§ **Aim of the task**
Note each line where "rendering" appears, and copy it.

--- Start of Dataset extract ---

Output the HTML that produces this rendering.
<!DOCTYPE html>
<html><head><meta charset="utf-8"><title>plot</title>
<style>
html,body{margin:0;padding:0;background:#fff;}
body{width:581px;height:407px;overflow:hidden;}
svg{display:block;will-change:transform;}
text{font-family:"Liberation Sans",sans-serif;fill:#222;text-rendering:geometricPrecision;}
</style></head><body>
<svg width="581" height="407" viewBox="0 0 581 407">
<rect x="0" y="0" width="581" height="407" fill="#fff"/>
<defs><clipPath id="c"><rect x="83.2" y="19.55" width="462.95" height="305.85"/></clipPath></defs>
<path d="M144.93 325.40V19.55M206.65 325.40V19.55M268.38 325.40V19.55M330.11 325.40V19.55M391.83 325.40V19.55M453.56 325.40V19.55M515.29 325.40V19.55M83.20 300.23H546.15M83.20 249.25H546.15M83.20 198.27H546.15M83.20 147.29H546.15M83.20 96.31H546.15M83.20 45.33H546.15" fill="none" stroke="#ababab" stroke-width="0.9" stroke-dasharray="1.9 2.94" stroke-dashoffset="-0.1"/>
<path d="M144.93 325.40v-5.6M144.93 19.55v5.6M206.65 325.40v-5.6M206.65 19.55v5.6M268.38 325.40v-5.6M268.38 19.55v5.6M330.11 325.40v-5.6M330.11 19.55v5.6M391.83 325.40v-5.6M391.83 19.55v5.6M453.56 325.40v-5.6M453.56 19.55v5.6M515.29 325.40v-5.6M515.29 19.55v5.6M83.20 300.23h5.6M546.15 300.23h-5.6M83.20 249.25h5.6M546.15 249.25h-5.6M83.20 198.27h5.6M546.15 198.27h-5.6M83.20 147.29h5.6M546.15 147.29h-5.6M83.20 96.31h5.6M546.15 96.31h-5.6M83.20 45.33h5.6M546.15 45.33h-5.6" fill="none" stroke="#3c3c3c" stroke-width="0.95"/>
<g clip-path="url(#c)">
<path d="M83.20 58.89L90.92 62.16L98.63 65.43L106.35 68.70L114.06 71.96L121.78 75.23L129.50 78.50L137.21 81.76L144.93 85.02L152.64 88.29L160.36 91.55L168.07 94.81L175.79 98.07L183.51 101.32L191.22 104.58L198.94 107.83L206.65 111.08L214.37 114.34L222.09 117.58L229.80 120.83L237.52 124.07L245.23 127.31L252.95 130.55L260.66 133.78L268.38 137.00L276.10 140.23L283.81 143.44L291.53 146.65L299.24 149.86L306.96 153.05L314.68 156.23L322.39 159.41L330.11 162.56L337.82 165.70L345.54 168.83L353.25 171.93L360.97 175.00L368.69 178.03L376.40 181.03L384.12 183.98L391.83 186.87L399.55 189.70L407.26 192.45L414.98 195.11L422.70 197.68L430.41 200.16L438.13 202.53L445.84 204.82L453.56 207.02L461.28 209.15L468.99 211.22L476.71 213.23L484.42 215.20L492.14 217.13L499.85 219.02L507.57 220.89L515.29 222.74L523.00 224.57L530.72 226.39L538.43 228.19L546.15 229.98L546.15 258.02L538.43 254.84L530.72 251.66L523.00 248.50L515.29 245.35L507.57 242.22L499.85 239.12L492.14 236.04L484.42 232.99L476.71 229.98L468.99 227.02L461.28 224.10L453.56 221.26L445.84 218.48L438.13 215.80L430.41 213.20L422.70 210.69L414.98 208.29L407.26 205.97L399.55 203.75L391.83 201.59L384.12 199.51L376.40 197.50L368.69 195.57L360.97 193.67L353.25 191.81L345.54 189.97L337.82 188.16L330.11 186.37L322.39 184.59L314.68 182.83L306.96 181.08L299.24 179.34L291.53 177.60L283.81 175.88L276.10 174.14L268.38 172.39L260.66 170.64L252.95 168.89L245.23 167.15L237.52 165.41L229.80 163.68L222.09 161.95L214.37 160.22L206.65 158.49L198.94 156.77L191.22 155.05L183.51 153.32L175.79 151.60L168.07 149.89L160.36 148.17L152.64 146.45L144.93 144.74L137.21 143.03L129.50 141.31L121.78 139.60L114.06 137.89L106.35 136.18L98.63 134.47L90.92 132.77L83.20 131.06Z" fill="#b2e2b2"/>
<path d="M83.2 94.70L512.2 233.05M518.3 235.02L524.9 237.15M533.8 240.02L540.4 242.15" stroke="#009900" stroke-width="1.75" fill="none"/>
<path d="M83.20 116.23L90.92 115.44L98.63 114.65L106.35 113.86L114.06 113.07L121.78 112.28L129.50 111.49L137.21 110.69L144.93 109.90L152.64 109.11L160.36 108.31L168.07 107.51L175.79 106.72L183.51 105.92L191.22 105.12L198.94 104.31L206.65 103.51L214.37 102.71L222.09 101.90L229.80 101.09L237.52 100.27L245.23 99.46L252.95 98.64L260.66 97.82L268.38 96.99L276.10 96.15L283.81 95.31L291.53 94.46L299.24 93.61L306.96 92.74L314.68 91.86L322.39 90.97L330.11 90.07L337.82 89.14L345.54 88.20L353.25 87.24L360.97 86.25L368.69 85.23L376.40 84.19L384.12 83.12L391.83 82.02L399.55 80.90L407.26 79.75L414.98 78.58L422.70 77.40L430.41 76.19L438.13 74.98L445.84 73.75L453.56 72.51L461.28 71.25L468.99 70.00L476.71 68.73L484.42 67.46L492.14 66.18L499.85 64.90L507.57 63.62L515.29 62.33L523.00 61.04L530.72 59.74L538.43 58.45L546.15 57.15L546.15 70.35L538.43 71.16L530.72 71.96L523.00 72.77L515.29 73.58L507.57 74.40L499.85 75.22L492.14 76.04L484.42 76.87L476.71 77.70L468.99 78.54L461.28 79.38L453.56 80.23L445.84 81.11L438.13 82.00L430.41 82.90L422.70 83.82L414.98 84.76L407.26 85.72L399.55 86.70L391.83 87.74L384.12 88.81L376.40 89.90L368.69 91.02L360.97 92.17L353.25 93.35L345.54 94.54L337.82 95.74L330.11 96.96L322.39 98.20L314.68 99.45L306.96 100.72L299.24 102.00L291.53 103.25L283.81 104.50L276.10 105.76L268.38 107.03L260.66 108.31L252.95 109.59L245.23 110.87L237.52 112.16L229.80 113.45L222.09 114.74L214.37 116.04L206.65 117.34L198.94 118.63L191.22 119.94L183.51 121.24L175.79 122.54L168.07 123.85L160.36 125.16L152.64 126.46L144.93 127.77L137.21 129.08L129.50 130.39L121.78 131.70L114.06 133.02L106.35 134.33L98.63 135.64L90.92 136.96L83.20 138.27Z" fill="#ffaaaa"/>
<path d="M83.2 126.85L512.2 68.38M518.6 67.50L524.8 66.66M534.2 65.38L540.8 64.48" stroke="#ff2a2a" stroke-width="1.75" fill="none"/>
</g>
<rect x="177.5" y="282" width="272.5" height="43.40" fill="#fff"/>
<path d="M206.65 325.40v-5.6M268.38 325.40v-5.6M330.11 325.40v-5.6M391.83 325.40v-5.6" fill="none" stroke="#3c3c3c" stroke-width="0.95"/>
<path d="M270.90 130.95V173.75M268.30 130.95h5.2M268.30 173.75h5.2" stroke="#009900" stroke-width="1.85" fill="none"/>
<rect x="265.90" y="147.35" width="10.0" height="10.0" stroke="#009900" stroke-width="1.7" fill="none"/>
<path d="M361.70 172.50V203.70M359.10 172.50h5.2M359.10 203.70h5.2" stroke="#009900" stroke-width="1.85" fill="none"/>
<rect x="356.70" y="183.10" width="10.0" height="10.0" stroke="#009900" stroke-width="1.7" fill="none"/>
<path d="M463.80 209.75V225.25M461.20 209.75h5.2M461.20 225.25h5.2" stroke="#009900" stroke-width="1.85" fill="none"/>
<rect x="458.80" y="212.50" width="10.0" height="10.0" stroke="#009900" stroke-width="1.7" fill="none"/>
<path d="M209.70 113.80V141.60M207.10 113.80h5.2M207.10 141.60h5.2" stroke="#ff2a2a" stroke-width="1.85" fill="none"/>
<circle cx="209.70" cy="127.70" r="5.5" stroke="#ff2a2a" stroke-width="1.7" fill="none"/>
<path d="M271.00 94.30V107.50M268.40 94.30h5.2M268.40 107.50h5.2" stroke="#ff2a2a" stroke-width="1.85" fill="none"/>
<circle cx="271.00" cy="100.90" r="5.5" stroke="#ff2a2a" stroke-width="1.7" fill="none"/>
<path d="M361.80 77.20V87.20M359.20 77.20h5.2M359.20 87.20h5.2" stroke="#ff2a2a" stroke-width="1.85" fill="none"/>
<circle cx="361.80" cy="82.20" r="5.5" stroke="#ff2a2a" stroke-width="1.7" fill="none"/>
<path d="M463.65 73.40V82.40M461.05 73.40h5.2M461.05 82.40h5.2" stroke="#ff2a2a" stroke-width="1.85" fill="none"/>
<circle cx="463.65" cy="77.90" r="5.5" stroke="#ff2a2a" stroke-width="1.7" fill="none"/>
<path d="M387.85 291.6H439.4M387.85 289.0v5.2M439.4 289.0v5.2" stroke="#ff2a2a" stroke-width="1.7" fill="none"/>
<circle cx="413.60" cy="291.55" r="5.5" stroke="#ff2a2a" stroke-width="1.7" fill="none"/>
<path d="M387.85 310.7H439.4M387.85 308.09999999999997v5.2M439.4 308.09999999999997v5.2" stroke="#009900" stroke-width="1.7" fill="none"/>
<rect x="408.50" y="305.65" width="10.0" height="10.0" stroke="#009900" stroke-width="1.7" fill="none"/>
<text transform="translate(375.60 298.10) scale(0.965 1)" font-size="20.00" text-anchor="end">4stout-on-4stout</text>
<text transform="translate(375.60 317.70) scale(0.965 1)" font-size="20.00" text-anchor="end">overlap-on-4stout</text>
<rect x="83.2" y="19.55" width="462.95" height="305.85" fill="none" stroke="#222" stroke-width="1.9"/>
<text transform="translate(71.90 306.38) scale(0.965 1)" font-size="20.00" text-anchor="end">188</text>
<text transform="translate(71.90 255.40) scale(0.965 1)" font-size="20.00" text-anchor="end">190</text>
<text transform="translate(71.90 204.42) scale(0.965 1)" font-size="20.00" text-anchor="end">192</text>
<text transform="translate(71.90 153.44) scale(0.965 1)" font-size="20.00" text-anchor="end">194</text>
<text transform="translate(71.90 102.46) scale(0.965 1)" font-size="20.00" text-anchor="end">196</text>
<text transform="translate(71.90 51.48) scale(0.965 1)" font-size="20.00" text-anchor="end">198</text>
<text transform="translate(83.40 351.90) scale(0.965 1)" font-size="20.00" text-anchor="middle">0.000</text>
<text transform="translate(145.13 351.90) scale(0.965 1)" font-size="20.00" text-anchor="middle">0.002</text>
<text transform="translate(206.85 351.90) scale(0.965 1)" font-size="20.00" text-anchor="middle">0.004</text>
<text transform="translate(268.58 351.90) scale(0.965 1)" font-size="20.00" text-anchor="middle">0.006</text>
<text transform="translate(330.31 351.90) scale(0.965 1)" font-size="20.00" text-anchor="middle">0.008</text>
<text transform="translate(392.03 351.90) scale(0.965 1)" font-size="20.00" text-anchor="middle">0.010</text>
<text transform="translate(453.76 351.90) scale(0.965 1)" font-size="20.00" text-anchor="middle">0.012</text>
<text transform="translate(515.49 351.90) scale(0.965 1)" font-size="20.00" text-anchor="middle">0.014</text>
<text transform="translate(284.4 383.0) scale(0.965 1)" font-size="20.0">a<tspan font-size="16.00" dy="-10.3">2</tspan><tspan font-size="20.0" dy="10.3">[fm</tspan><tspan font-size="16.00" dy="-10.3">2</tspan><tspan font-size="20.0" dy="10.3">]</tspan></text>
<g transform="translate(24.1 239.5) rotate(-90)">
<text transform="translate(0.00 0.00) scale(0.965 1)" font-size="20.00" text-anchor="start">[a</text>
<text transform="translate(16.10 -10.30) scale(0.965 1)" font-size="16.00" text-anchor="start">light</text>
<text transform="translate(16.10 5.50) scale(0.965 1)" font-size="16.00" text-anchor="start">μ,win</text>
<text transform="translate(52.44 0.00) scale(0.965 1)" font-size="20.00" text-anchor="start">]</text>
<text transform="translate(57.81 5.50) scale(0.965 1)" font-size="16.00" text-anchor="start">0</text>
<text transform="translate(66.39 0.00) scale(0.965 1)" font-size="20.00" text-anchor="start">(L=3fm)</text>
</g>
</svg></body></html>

--- End of Dataset extract ---

§ **Written answer**
Output the HTML that produces this rendering.
text{font-family:"Liberation Sans",sans-serif;fill:#222;text-rendering:geometricPrecision;}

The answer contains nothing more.